What you have to do:
Give back only the lines from the one that contains "Write a web" through the one that contains "const bd = breakdownVoltage.map((v, i)", word for word and without images.

┌─ Extracted records

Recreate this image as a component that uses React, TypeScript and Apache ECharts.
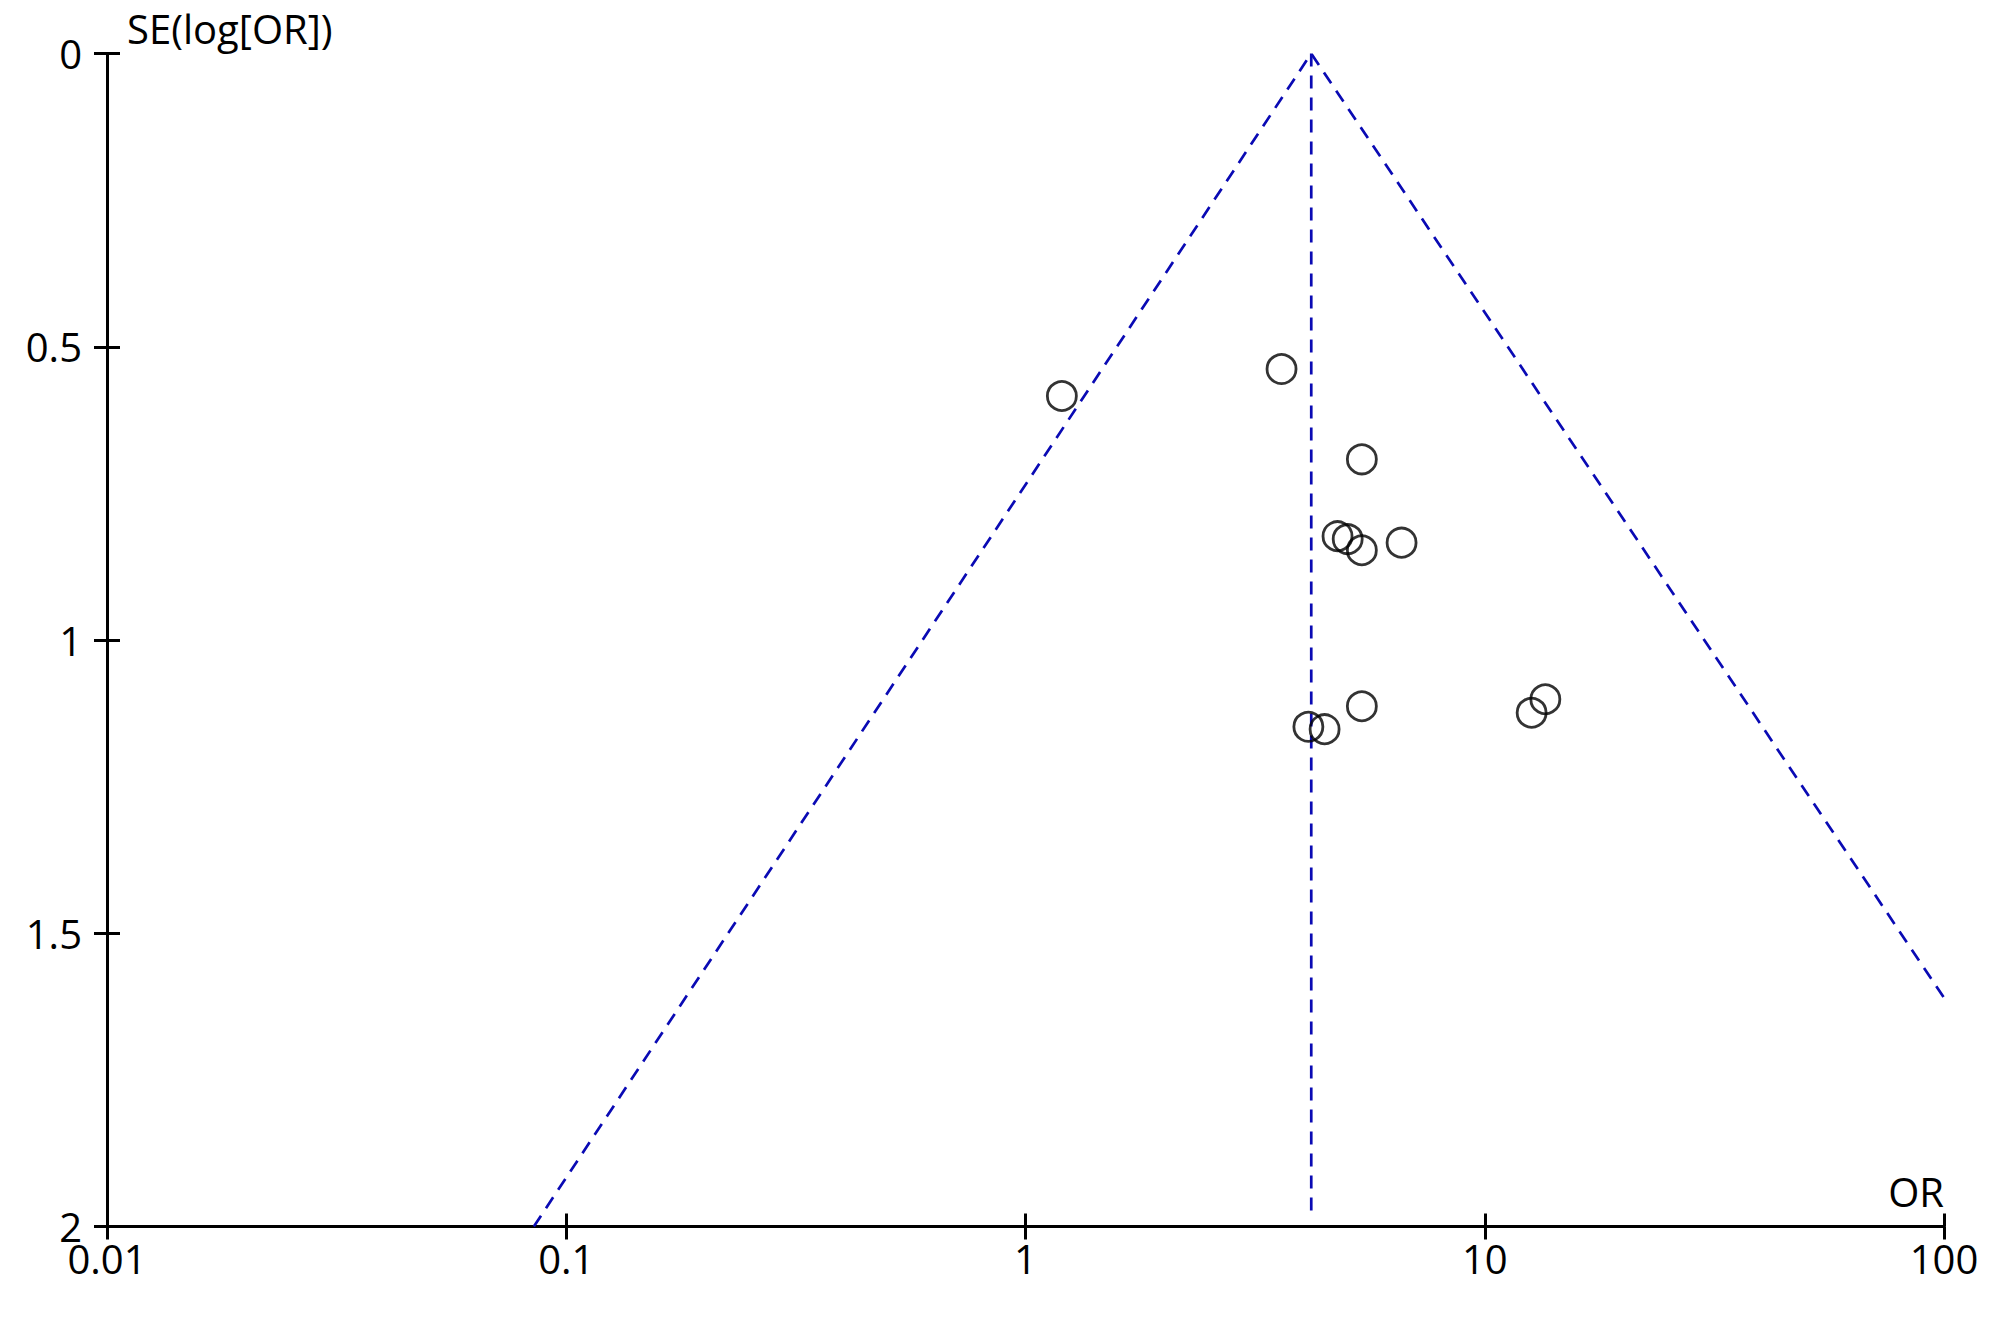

└─
┌─ Extracted records

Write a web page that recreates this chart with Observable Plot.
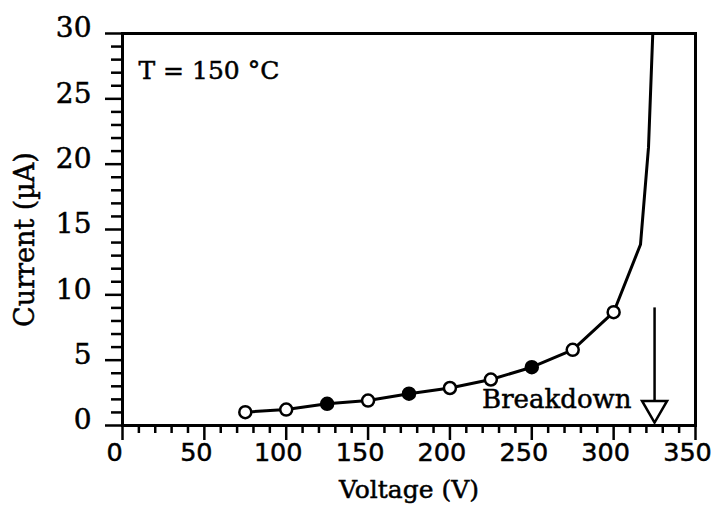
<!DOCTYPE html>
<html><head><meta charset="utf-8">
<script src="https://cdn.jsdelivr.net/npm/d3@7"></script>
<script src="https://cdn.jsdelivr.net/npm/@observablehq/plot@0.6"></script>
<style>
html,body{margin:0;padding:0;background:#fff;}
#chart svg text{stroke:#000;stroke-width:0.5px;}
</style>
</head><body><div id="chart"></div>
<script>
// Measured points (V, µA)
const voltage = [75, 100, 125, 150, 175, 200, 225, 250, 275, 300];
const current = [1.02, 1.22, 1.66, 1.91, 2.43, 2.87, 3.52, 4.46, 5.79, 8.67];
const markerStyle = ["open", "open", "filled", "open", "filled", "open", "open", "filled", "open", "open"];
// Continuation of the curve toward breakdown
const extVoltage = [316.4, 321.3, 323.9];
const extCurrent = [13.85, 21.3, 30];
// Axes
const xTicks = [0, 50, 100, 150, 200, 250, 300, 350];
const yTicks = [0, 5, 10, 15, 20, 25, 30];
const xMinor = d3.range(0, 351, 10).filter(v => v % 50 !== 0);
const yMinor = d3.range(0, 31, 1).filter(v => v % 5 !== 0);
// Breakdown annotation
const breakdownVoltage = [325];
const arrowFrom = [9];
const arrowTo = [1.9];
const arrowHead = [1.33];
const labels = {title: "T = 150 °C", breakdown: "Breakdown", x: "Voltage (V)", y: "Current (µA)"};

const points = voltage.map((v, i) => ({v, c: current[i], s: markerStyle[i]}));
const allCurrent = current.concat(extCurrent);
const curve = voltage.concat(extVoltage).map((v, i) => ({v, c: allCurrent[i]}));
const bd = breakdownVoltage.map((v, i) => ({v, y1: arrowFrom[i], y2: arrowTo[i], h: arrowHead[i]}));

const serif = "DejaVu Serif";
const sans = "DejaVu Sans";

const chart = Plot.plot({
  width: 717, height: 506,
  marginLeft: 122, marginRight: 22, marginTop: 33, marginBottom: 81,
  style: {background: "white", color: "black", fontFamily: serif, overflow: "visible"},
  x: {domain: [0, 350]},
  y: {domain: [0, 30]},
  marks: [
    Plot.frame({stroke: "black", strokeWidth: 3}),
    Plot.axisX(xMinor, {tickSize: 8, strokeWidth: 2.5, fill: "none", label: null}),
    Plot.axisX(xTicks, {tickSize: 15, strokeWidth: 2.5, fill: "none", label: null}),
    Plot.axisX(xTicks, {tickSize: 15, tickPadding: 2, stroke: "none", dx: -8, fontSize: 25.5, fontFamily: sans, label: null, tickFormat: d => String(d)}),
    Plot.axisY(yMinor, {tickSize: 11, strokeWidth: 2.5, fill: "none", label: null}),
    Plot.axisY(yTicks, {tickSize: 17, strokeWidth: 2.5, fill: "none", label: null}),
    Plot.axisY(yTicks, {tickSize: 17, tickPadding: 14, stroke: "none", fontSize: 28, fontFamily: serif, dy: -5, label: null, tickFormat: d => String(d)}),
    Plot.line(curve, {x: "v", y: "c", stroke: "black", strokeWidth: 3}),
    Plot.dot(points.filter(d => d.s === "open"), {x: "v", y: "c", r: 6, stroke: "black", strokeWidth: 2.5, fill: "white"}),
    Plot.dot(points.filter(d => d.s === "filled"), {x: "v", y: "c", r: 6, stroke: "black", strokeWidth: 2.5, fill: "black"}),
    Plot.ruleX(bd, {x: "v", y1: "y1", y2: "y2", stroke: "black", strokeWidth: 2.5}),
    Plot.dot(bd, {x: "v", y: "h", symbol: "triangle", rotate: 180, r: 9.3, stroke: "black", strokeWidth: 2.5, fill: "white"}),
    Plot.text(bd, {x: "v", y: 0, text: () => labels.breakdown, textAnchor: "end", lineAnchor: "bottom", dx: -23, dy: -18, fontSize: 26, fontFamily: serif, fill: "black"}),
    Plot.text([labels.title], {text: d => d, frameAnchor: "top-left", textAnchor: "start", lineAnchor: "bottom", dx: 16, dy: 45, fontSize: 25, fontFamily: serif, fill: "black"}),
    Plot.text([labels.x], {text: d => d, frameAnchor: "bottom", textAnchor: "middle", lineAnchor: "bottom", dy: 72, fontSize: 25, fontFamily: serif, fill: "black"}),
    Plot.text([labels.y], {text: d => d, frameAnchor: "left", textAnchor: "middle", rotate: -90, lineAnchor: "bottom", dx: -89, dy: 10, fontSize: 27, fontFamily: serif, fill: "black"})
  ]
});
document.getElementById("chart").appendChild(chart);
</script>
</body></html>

└─

Task solution:
Write a web page that recreates this chart with Observable Plot.
<!DOCTYPE html>
<html><head><meta charset="utf-8">
<script src="https://cdn.jsdelivr.net/npm/d3@7"></script>
<script src="https://cdn.jsdelivr.net/npm/@observablehq/plot@0.6"></script>
<style>
html,body{margin:0;padding:0;background:#fff;}
#chart svg text{stroke:#000;stroke-width:0.5px;}
</style>
</head><body><div id="chart"></div>
<script>
// Measured points (V, µA)
const voltage = [75, 100, 125, 150, 175, 200, 225, 250, 275, 300];
const current = [1.02, 1.22, 1.66, 1.91, 2.43, 2.87, 3.52, 4.46, 5.79, 8.67];
const markerStyle = ["open", "open", "filled", "open", "filled", "open", "open", "filled", "open", "open"];
// Continuation of the curve toward breakdown
const extVoltage = [316.4, 321.3, 323.9];
const extCurrent = [13.85, 21.3, 30];
// Axes
const xTicks = [0, 50, 100, 150, 200, 250, 300, 350];
const yTicks = [0, 5, 10, 15, 20, 25, 30];
const xMinor = d3.range(0, 351, 10).filter(v => v % 50 !== 0);
const yMinor = d3.range(0, 31, 1).filter(v => v % 5 !== 0);
// Breakdown annotation
const breakdownVoltage = [325];
const arrowFrom = [9];
const arrowTo = [1.9];
const arrowHead = [1.33];
const labels = {title: "T = 150 °C", breakdown: "Breakdown", x: "Voltage (V)", y: "Current (µA)"};

const points = voltage.map((v, i) => ({v, c: current[i], s: markerStyle[i]}));
const allCurrent = current.concat(extCurrent);
const curve = voltage.concat(extVoltage).map((v, i) => ({v, c: allCurrent[i]}));
const bd = breakdownVoltage.map((v, i) => ({v, y1: arrowFrom[i], y2: arrowTo[i], h: arrowHead[i]}));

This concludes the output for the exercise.